## Written problem
Output the data below in full, byte for byte. Nothing may differ.

## Data extract
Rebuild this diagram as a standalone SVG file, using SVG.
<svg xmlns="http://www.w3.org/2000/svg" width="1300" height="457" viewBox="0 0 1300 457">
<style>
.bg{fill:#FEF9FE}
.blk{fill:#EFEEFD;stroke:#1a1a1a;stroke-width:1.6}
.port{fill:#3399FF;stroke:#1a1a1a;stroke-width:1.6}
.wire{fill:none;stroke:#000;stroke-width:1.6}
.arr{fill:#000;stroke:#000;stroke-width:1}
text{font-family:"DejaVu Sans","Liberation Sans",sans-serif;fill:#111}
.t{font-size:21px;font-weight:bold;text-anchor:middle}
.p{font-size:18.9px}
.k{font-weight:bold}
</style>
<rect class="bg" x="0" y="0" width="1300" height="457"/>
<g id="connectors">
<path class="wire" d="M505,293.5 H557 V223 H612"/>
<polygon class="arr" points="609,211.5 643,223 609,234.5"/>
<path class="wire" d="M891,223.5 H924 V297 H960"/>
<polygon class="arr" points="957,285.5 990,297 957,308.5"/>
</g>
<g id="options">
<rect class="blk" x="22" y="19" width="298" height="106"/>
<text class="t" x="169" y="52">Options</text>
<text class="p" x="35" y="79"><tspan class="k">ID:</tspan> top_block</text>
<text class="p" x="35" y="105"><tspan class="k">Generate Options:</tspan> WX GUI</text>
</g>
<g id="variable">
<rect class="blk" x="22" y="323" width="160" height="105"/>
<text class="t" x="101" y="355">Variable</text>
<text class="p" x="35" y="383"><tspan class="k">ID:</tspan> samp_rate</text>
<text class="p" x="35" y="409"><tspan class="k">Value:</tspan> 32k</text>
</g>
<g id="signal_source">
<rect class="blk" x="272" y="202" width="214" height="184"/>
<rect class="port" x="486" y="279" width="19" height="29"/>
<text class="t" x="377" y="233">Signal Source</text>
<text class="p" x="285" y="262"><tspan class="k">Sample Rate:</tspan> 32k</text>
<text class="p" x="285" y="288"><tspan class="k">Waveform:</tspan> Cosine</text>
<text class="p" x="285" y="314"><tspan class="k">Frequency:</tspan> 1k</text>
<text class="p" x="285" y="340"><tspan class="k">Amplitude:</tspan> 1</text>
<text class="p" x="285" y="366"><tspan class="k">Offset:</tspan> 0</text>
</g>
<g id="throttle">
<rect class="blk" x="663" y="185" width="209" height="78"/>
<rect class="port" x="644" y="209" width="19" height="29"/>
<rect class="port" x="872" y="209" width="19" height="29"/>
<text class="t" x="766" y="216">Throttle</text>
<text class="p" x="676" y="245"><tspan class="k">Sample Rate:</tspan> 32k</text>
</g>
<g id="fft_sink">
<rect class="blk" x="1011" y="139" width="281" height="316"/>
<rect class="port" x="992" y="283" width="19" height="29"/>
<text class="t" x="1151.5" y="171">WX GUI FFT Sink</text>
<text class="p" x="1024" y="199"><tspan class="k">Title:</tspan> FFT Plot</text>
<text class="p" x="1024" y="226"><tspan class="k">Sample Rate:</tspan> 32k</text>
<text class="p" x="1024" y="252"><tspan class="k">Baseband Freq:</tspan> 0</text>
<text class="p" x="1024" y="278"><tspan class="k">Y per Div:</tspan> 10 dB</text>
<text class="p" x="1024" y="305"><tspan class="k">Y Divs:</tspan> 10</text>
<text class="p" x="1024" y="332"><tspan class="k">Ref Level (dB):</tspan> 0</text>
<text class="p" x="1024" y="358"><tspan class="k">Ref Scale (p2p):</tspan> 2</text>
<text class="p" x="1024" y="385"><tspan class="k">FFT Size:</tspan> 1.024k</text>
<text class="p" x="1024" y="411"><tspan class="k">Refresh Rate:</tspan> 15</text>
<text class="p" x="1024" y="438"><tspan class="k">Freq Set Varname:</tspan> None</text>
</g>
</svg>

## Answer below
Rebuild this diagram as a standalone SVG file, using SVG.
<svg xmlns="http://www.w3.org/2000/svg" width="1300" height="457" viewBox="0 0 1300 457">
<style>
.bg{fill:#FEF9FE}
.blk{fill:#EFEEFD;stroke:#1a1a1a;stroke-width:1.6}
.port{fill:#3399FF;stroke:#1a1a1a;stroke-width:1.6}
.wire{fill:none;stroke:#000;stroke-width:1.6}
.arr{fill:#000;stroke:#000;stroke-width:1}
text{font-family:"DejaVu Sans","Liberation Sans",sans-serif;fill:#111}
.t{font-size:21px;font-weight:bold;text-anchor:middle}
.p{font-size:18.9px}
.k{font-weight:bold}
</style>
<rect class="bg" x="0" y="0" width="1300" height="457"/>
<g id="connectors">
<path class="wire" d="M505,293.5 H557 V223 H612"/>
<polygon class="arr" points="609,211.5 643,223 609,234.5"/>
<path class="wire" d="M891,223.5 H924 V297 H960"/>
<polygon class="arr" points="957,285.5 990,297 957,308.5"/>
</g>
<g id="options">
<rect class="blk" x="22" y="19" width="298" height="106"/>
<text class="t" x="169" y="52">Options</text>
<text class="p" x="35" y="79"><tspan class="k">ID:</tspan> top_block</text>
<text class="p" x="35" y="105"><tspan class="k">Generate Options:</tspan> WX GUI</text>
</g>
<g id="variable">
<rect class="blk" x="22" y="323" width="160" height="105"/>
<text class="t" x="101" y="355">Variable</text>
<text class="p" x="35" y="383"><tspan class="k">ID:</tspan> samp_rate</text>
<text class="p" x="35" y="409"><tspan class="k">Value:</tspan> 32k</text>
</g>
<g id="signal_source">
<rect class="blk" x="272" y="202" width="214" height="184"/>
<rect class="port" x="486" y="279" width="19" height="29"/>
<text class="t" x="377" y="233">Signal Source</text>
<text class="p" x="285" y="262"><tspan class="k">Sample Rate:</tspan> 32k</text>
<text class="p" x="285" y="288"><tspan class="k">Waveform:</tspan> Cosine</text>
<text class="p" x="285" y="314"><tspan class="k">Frequency:</tspan> 1k</text>
<text class="p" x="285" y="340"><tspan class="k">Amplitude:</tspan> 1</text>
<text class="p" x="285" y="366"><tspan class="k">Offset:</tspan> 0</text>
</g>
<g id="throttle">
<rect class="blk" x="663" y="185" width="209" height="78"/>
<rect class="port" x="644" y="209" width="19" height="29"/>
<rect class="port" x="872" y="209" width="19" height="29"/>
<text class="t" x="766" y="216">Throttle</text>
<text class="p" x="676" y="245"><tspan class="k">Sample Rate:</tspan> 32k</text>
</g>
<g id="fft_sink">
<rect class="blk" x="1011" y="139" width="281" height="316"/>
<rect class="port" x="992" y="283" width="19" height="29"/>
<text class="t" x="1151.5" y="171">WX GUI FFT Sink</text>
<text class="p" x="1024" y="199"><tspan class="k">Title:</tspan> FFT Plot</text>
<text class="p" x="1024" y="226"><tspan class="k">Sample Rate:</tspan> 32k</text>
<text class="p" x="1024" y="252"><tspan class="k">Baseband Freq:</tspan> 0</text>
<text class="p" x="1024" y="278"><tspan class="k">Y per Div:</tspan> 10 dB</text>
<text class="p" x="1024" y="305"><tspan class="k">Y Divs:</tspan> 10</text>
<text class="p" x="1024" y="332"><tspan class="k">Ref Level (dB):</tspan> 0</text>
<text class="p" x="1024" y="358"><tspan class="k">Ref Scale (p2p):</tspan> 2</text>
<text class="p" x="1024" y="385"><tspan class="k">FFT Size:</tspan> 1.024k</text>
<text class="p" x="1024" y="411"><tspan class="k">Refresh Rate:</tspan> 15</text>
<text class="p" x="1024" y="438"><tspan class="k">Freq Set Varname:</tspan> None</text>
</g>
</svg>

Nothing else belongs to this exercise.